**TASK DIRECTIONS**
Copy every line of the following data that includes the string "draws".

<<<<

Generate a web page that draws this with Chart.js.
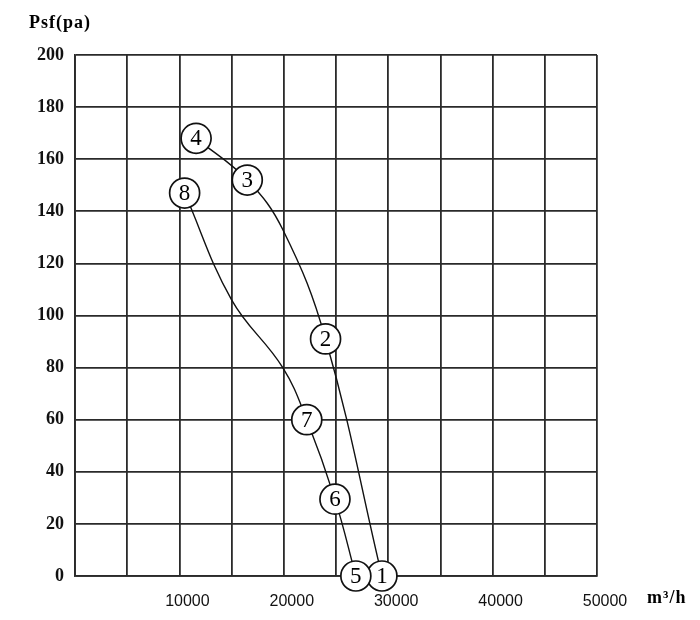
<!DOCTYPE html>
<html>
<head>
<meta charset="utf-8">
<script src="https://cdn.jsdelivr.net/npm/chart.js@4.4.1/dist/chart.umd.min.js"></script>
<style>
  html, body { margin: 0; padding: 0; background: #fff; }
  #wrap { width: 700px; height: 620px; position: relative; }
</style>
</head>
<body>
<div id="wrap"><canvas id="fanChart"></canvas></div>
<script>
// numbered operating points
const pointLabels = ['1', '2', '3', '4', '5', '6', '7', '8'];
const pointFlow = [29400, 24000, 16500, 11600, 26900, 24900, 22200, 10500];
const pointPsf = [0, 91, 152, 168, 0, 29.5, 60, 147];

// curve traces (extra points read where the curves bend between the markers)
const curveAFlow = [29400, 24000, 19900, 16500, 11600];
const curveAPsf = [0, 91, 133, 152, 168];
const curveBFlow = [26900, 24900, 22200, 19900, 15000, 10500];
const curveBPsf = [0, 29.5, 60, 80, 106, 147];

const xTicks = [10000, 20000, 30000, 40000, 50000];

const toXY = (xs, ys) => xs.map((x, i) => ({ x: x, y: ys[i] }));

// draws the numbers inside the circles and the two axis titles
const labelPlugin = {
  id: 'labels',
  afterDatasetsDraw(chart) {
    const ctx = chart.ctx;
    const meta = chart.getDatasetMeta(2);
    ctx.save();
    ctx.fillStyle = '#000';
    ctx.font = '23px "Liberation Serif", "DejaVu Serif", serif';
    ctx.textAlign = 'center';
    ctx.textBaseline = 'middle';
    meta.data.forEach((pt, i) => {
      ctx.fillText(pointLabels[i], pt.x, pt.y + 1);
    });
    ctx.font = 'bold 18px "Liberation Serif", "DejaVu Serif", serif';
    ctx.textAlign = 'left';
    ctx.letterSpacing = '1px';
    ctx.fillText('Psf(pa)', 29, 23);
    ctx.fillText('m³/h', 647, 598);
    ctx.restore();
  }
};

new Chart(document.getElementById('fanChart'), {
  type: 'scatter',
  data: {
    datasets: [
      {
        data: toXY(curveAFlow, curveAPsf),
        showLine: true,
        borderColor: '#111',
        borderWidth: 1.4,
        pointRadius: 0,
        tension: 0.4,
        order: 2
      },
      {
        data: toXY(curveBFlow, curveBPsf),
        showLine: true,
        borderColor: '#111',
        borderWidth: 1.4,
        pointRadius: 0,
        tension: 0.4,
        order: 2
      },
      {
        data: toXY(pointFlow, pointPsf),
        showLine: false,
        pointRadius: 15,
        pointBackgroundColor: '#fff',
        pointBorderColor: '#111',
        pointBorderWidth: 1.7,
        clip: false,
        order: 0
      }
    ]
  },
  options: {
    responsive: true,
    maintainAspectRatio: false,
    animation: false,
    layout: { padding: { left: 0, top: 55, right: 103, bottom: 0 } },
    plugins: {
      legend: { display: false },
      tooltip: { enabled: false }
    },
    scales: {
      x: {
        type: 'linear',
        min: 0,
        max: 50000,
        afterFit: (axis) => { axis.height = 44; },
        ticks: {
          stepSize: 5000,
          padding: 16,
          labelOffset: 8,
          color: '#111',
          font: { family: '"Liberation Sans", Arial, sans-serif', size: 16 },
          maxRotation: 0,
          autoSkip: false,
          callback: (v) => (xTicks.includes(v) ? String(v) : '')
        },
        grid: { color: '#2a2a2a', lineWidth: 1.8, drawTicks: false },
        border: { color: '#2a2a2a', width: 1.8 }
      },
      y: {
        min: 0,
        max: 200,
        afterFit: (axis) => { axis.width = 75; },
        ticks: {
          stepSize: 20,
          padding: 11,
          color: '#111',
          font: { family: '"Liberation Serif", "DejaVu Serif", serif', size: 18, weight: 'bold' }
        },
        grid: { color: '#2a2a2a', lineWidth: 1.8, drawTicks: false },
        border: { color: '#2a2a2a', width: 1.8 }
      }
    }
  },
  plugins: [labelPlugin]
});
</script>
</body>
</html>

>>>>

**ANSWER BELOW**
Generate a web page that draws this with Chart.js.
// draws the numbers inside the circles and the two axis titles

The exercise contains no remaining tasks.